Não posso brincar com os números, como geralmente fazemos: 54 poderiam ser 45, 53 poderiam ser 35… 55 são sempre 55. Não sei se muito se pouco tempo.
Não que ligue à idade, mas sinto o tempo.
Olho-me ao espelho enquanto me barbeio. Quanto mais se vê uma coisa menos se vê. Mas hoje reparo com mais pormenor na forma como o rosto se transforma: mais uma ruga, mais um pequeno sinal, mais uma mancha na pele, as olheiras mais profundas. É principalmente na pele e na alma que sinto o tempo. O cansaço do tempo que passou, mas que de quando em quando me faz voltar a ser menino. Ainda.
Às vezes tempo que passa é-me apresentado de forma mais evidente, palpável: há dias, no barbeiro, reparei que o cabelo que se acumulara no chão, junto da cadeira, já não era preto. Era um pequeno amontoado de fios de prata.
A vida corre como um longo fio de prata em que os pequenos nós bem apertados são, por vezes, difíceis de desfazer.
E também já vou dizendo “no meu tempo”…
Não escolho especialmente os dias para fazer balanços de vida. Mas hoje tenho de escrever este texto. Porque é dia 10 de Maio.

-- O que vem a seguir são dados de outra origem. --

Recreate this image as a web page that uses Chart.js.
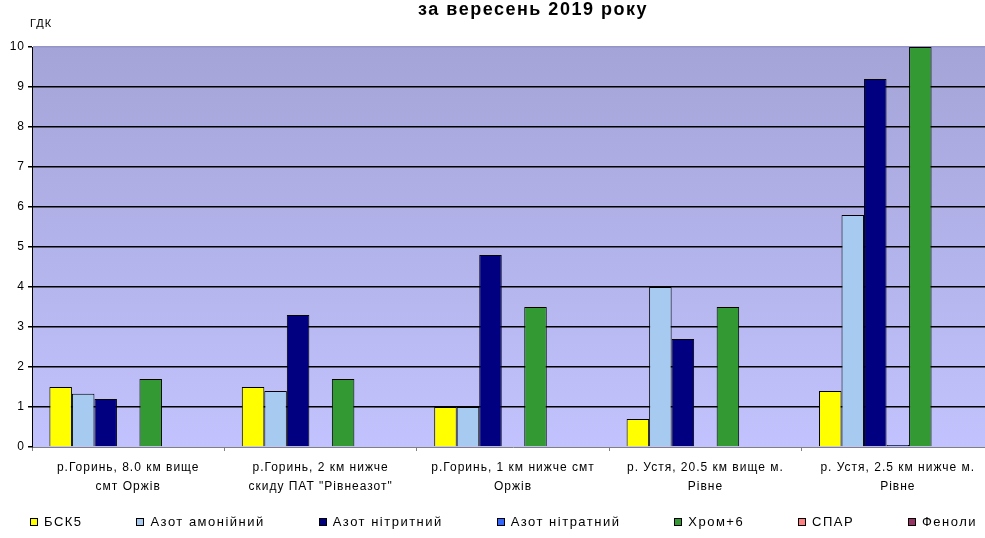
<!DOCTYPE html>
<html lang="uk">
<head>
<meta charset="utf-8">
<title>ГДК за вересень 2019 року</title>
<script src="https://cdn.jsdelivr.net/npm/chart.js@4.4.1/dist/chart.umd.min.js"></script>
<style>
  html, body { margin: 0; padding: 0; background: #fff; overflow: hidden; }
  #wrap { position: relative; width: 1006px; height: 538px; }
  #legend {
    position: absolute; left: 30px; top: 515px; width: 947px;
    display: flex; justify-content: space-between;
    font: 13px "Liberation Sans", Arial, sans-serif; letter-spacing: 1.5px;
    line-height: 14px; color: #000;
  }
  .lg-item { display: flex; align-items: center; white-space: nowrap; }
  .lg-item i { display: inline-block; width: 6px; height: 6px; border: 1px solid #000; margin-right: 6px; }
</style>
</head>
<body>
<div id="wrap">
  <canvas id="gdkChart" width="1006" height="538"></canvas>
  <div id="legend"></div>
</div>
<script>
// ================== DATA ===================
const posts = [
  ["р.Горинь, 8.0 км вище", "смт Оржів"],
  ["р.Горинь, 2 км нижче", "скиду ПАТ \"Рівнеазот\""],
  ["р.Горинь, 1 км нижче смт", "Оржів"],
  ["р. Устя, 20.5 км вище м.", "Рівне"],
  ["р. Устя, 2.5 км нижче м.", "Рівне"]
];

const bsk5     = [1.5, 1.5, 1.0, 0.7, 1.4];
const ammonium = [1.33, 1.4, 1.0, 4.0, 5.8];
const nitrite  = [1.2, 3.3, 4.8, 2.7, 9.2];
const nitrate  = [null, null, null, null, 0.05];
const chrome6  = [1.7, 1.7, 3.5, 3.5, 10];
const spar     = [null, null, null, null, null];
const phenols  = [null, null, null, null, null];

const seriesNames  = ["БСК5", "Азот амонійний", "Азот нітритний", "Азот нітратний", "Хром+6", "СПАР", "Феноли"];
const seriesColors = ["#FFFF00", "#A6CAF0", "#000080", "#3366FF", "#339933", "#FF8080", "#993366"];

const yMin = 0;
const yMax = 10;
const yStep = 1;

const chartTitle = "за вересень 2019 року";
const unitLabel = "ГДК";

const FONT = '"Liberation Sans", Arial, sans-serif';
Chart.defaults.font.family = FONT;
Chart.defaults.color = "#000";

// ================== PLOT DECOR ===================
const sheetDecor = {
  id: "sheetDecor",
  beforeUpdate(chart) { chart.ctx.letterSpacing = "1px"; },
  beforeLayout(chart) { chart.ctx.letterSpacing = "1px"; },
  beforeDraw(chart) {
    const { ctx, chartArea: a } = chart;
    ctx.letterSpacing = "1px";
    const fill = ctx.createLinearGradient(0, a.top, 0, a.bottom);
    fill.addColorStop(0, "#a4a4d8");
    fill.addColorStop(1, "#c2c2fe");
    ctx.save();
    ctx.fillStyle = fill;
    ctx.fillRect(a.left, a.top, a.right - a.left, a.bottom - a.top);
    ctx.restore();
  },
  afterDraw(chart) {
    const ctx = chart.ctx;
    ctx.save();
    ctx.fillStyle = "#000";
    ctx.textBaseline = "middle";

    ctx.font = "bold 18px " + FONT;
    ctx.letterSpacing = "1.5px";
    ctx.textAlign = "center";
    ctx.fillText(chartTitle, 533, 10);

    ctx.font = "11px " + FONT;
    ctx.letterSpacing = "1px";
    ctx.textAlign = "left";
    ctx.fillText(unitLabel, 30, 24);
    ctx.restore();
  }
};

// ================== CHART ===================
function buildDatasets() {
  const values = [bsk5, ammonium, nitrite, nitrate, chrome6, spar, phenols];
  return values.map((data, i) => ({
    label: seriesNames[i],
    data,
    backgroundColor: seriesColors[i],
    borderColor: "#000",
    borderWidth: 1
  }));
}

function gridColor(ctx) {
  const v = ctx.tick && ctx.tick.value;
  if (v === yMin) return "rgba(0,0,0,0)";
  if (v === yMax) return "#9494c8";
  return "#000";
}

function renderLegend(chart) {
  const box = document.getElementById("legend");
  box.innerHTML = chart.data.datasets.map(ds =>
    '<span class="lg-item"><i style="background:' + ds.backgroundColor + '"></i>' + ds.label + '</span>'
  ).join("");
}

const chart = new Chart(document.getElementById("gdkChart"), {
  type: "bar",
  data: { labels: posts, datasets: buildDatasets() },
  options: {
    responsive: false,
    animation: false,
    layout: { padding: { top: 47, right: 12, left: 0, bottom: 24 } },
    datasets: { bar: { categoryPercentage: 0.819, barPercentage: 1 } },
    plugins: {
      legend: { display: false },
      tooltip: { enabled: false },
      title: { display: false }
    },
    scales: {
      x: {
        grid: { offset: true, drawOnChartArea: false, tickLength: 4, color: "#808080", tickColor: "#808080" },
        border: { color: "#808080", width: 1 },
        ticks: {
          font: { size: 12, lineHeight: 1.6 },
          padding: 7,
          maxRotation: 0,
          autoSkip: false
        },
        afterFit(scale) { scale.height = 67; }
      },
      y: {
        min: yMin,
        max: yMax,
        grid: { color: gridColor, lineWidth: 1.5, tickLength: 4, tickColor: "#000" },
        border: { color: "#000", width: 1 },
        ticks: { stepSize: yStep, font: { size: 12 }, padding: 3 },
        afterFit(scale) { scale.width = 32; }
      }
    }
  },
  plugins: [sheetDecor]
});

renderLegend(chart);
</script>
</body>
</html>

Como todos os jovens, penso eu (ou pensava Mishima quando o escrevia?) achei que deveria ter um destino especial. E diziam-me que tinha um dom.
Sei que, ainda muito novo, olhava com admiração as reproduções de grandes pintores nos livros da “Colecção RTP”. Olhava-as longamente, e tentava relaciona-las com os textos na página oposta.
E comecei a pintar para pintar. Para ser “artista”.